Originally titled "Seven Days" (and later "Then Here and There"), "Everyday" stars John Simm (the original British version of "Life on Mars") as a man named Ian who has been imprisoned for drug smuggling. The film follows the relationship between Simm's Ian and his wife, Karen, played by Shirley Henderson ("Meek's Cutoff"), over the course of five years. What's so fascinating is that Winterbottom filmed the actors for a few weeks for the past five years, to capture the realism of the situation and chart the character's aging (which we're sure they loved). It sounds like a more manageable version of that crazy thing Linkleter is doing where he's charting the aging of that kid.

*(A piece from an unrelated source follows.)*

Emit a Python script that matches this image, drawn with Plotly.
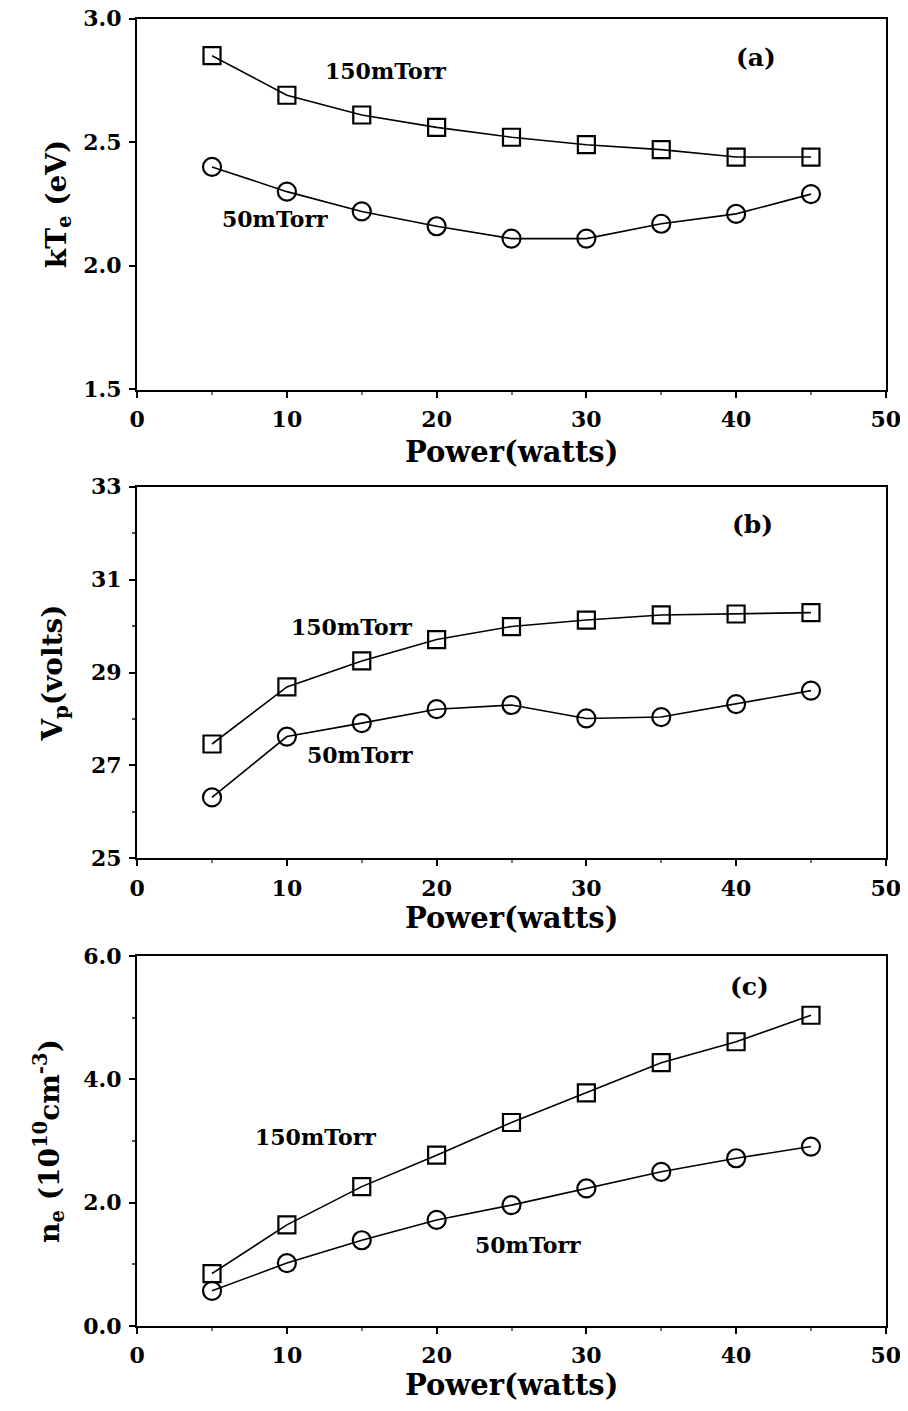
import plotly.graph_objects as go

power = [5, 10, 15, 20, 25, 30, 35, 40, 45]

kte_150 = [2.85, 2.69, 2.61, 2.56, 2.52, 2.49, 2.47, 2.44, 2.44]
kte_50 = [2.40, 2.30, 2.22, 2.16, 2.11, 2.11, 2.17, 2.21, 2.29]

vp_150 = [27.46, 28.69, 29.25, 29.71, 29.99, 30.13, 30.24, 30.26, 30.29]
vp_50 = [26.31, 27.62, 27.91, 28.21, 28.30, 28.01, 28.04, 28.32, 28.61]

ne_150 = [0.85, 1.64, 2.26, 2.77, 3.30, 3.78, 4.27, 4.61, 5.04]
ne_50 = [0.57, 1.02, 1.39, 1.72, 1.96, 2.23, 2.50, 2.72, 2.91]

kte_ticks = [1.5, 2.0, 2.5, 3.0]
vp_ticks = [25, 27, 29, 31, 33]
ne_ticks = [0.0, 2.0, 4.0, 6.0]
power_ticks = [0, 10, 20, 30, 40, 50]

series = [(kte_150, kte_50), (vp_150, vp_50), (ne_150, ne_50)]
yticks = [kte_ticks, vp_ticks, ne_ticks]

FONT = "DejaVu Serif"
OFF = 8  # page body margin of the html page
W, H = 900, 1395

fig = go.Figure()

x0, x1 = (137 - OFF) / W, (886 - OFF) / W
ydoms = [(18.5, 389.5), (486.7, 858.3), (956, 1326)]
eps = [0.0005, 0.002, 0.001]
yformats = [".1f", "d", ".1f"]
yminor = [None, 1, 1.0]
ytitles = ["kT<sub>e</sub> (eV)", "V<sub>p</sub>(volts)",
           "n<sub>e</sub> (10<sup>10</sup>cm<sup>-3</sup>)"]
ytitle_standoff = [9, 20, 16]
xtitle_shift = [-62, -60, -59]
panel_labels = ["(a)", "(b)", "(c)"]
label_pos = [(41.3, 2.844), (41.1, 32.18), (40.9, 5.50)]
t150_pos = [(16.6, 2.79), (14.3, 29.99), (11.9, 3.07)]
t50_pos = [(9.2, 2.19), (14.9, 27.22), (26.1, 1.31)]

for i, (s150, s50) in enumerate(series):
    n = "" if i == 0 else str(i + 1)
    xa, ya = "x" + n, "y" + n
    fig.add_trace(go.Scatter(
        x=power, y=s150, xaxis=xa, yaxis=ya, mode="lines+markers",
        line=dict(color="black", width=1.6),
        marker=dict(symbol="square-open", size=17, color="black",
                    line=dict(width=2.2, color="black")),
        showlegend=False, cliponaxis=False))
    fig.add_trace(go.Scatter(
        x=power, y=s50, xaxis=xa, yaxis=ya, mode="lines+markers",
        line=dict(color="black", width=1.6),
        marker=dict(symbol="circle-open", size=18, color="black",
                    line=dict(width=2.2, color="black")),
        showlegend=False, cliponaxis=False))

    top, bot = ydoms[i]
    dom = [1 - (bot - OFF) / H, 1 - (top - OFF) / H]
    xkey = "xaxis" + n
    ykey = "yaxis" + n
    tv = yticks[i]
    minor_y = dict(ticks="outside", ticklen=3, tickwidth=1.5, tickcolor="#555",
                   dtick=yminor[i], tick0=tv[0]) if yminor[i] else None
    fig.update_layout(**{
        xkey: dict(
            domain=[x0, x1], anchor=ya, range=[-0.01, 50.01],
            tickmode="array", tickvals=power_ticks,
            ticktext=[str(v) for v in power_ticks],
            automargin=False, ticklabeloverflow="allow",
            showgrid=False, zeroline=False, showline=True, linecolor="black",
            linewidth=2, mirror=True, ticks="outside", ticklen=6, tickwidth=2,
            tickcolor="black",
            minor=dict(ticks="outside", ticklen=3, tickwidth=1.5,
                       tickcolor="#777", dtick=5, tick0=0),
            tickfont=dict(family=FONT, size=22, color="black", weight="bold"),
            ticklabelstandoff=3,
        ),
        ykey: dict(
            domain=dom, anchor=xa, range=[tv[0] - eps[i], tv[-1] + eps[i]],
            tickmode="array", tickvals=tv,
            ticktext=[format(v, yformats[i]) for v in tv],
            automargin=False, ticklabeloverflow="allow",
            showgrid=False, zeroline=False, showline=True, linecolor="black",
            linewidth=2, mirror=True, ticks="outside", ticklen=6, tickwidth=2,
            tickcolor="black",
            minor=minor_y,
            tickfont=dict(family=FONT, size=22, color="black", weight="bold"),
            ticklabelstandoff=3,
            title=dict(text=ytitles[i],
                       font=dict(family=FONT, size=28, color="black", weight="bold"),
                       standoff=ytitle_standoff[i]),
        ),
    })

    # x-axis title placed as an annotation below each panel
    fig.add_annotation(x=0.5, y=0, xref=xa + " domain", yref=ya + " domain",
                       yanchor="middle", yshift=xtitle_shift[i],
                       text="Power(watts)", showarrow=False,
                       font=dict(family=FONT, size=29, color="black", weight="bold"))

    ann_font = dict(family=FONT, size=22, color="black", weight="bold")
    fig.add_annotation(x=label_pos[i][0], y=label_pos[i][1], xref=xa, yref=ya,
                       text=panel_labels[i], showarrow=False,
                       font=dict(family=FONT, size=25, color="black", weight="bold"))
    fig.add_annotation(x=t150_pos[i][0], y=t150_pos[i][1], xref=xa, yref=ya,
                       text="150mTorr", showarrow=False, font=ann_font)
    fig.add_annotation(x=t50_pos[i][0], y=t50_pos[i][1], xref=xa, yref=ya,
                       text="50mTorr", showarrow=False, font=ann_font)

fig.update_layout(
    width=W, height=H, margin=dict(l=0, r=0, t=0, b=0),
    paper_bgcolor="white", plot_bgcolor="white",
)

fig.write_html("out.html")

The brief, 46-second clip (via Vlicious), shows Simm and Henderson and their brood of four children as they scamper around the woods. This is presumably from the back half of the film, after Simm's Ian has been released from the slammer. The scene is captured naturalistically, with a handheld camera, and suggests that the whole film will be portrayed in this plainspoken slice-of-life style.

We're eager to hear the reaction from TIFF. Winterbottom's films tend to be polarizing, no matter what they are, and we expect this will be no different. If you're not lucky enough to visit TIFF this year, the film should play on British television later this year and, we're guessing, have some kind of limited theatrical run in America sometime in 2013.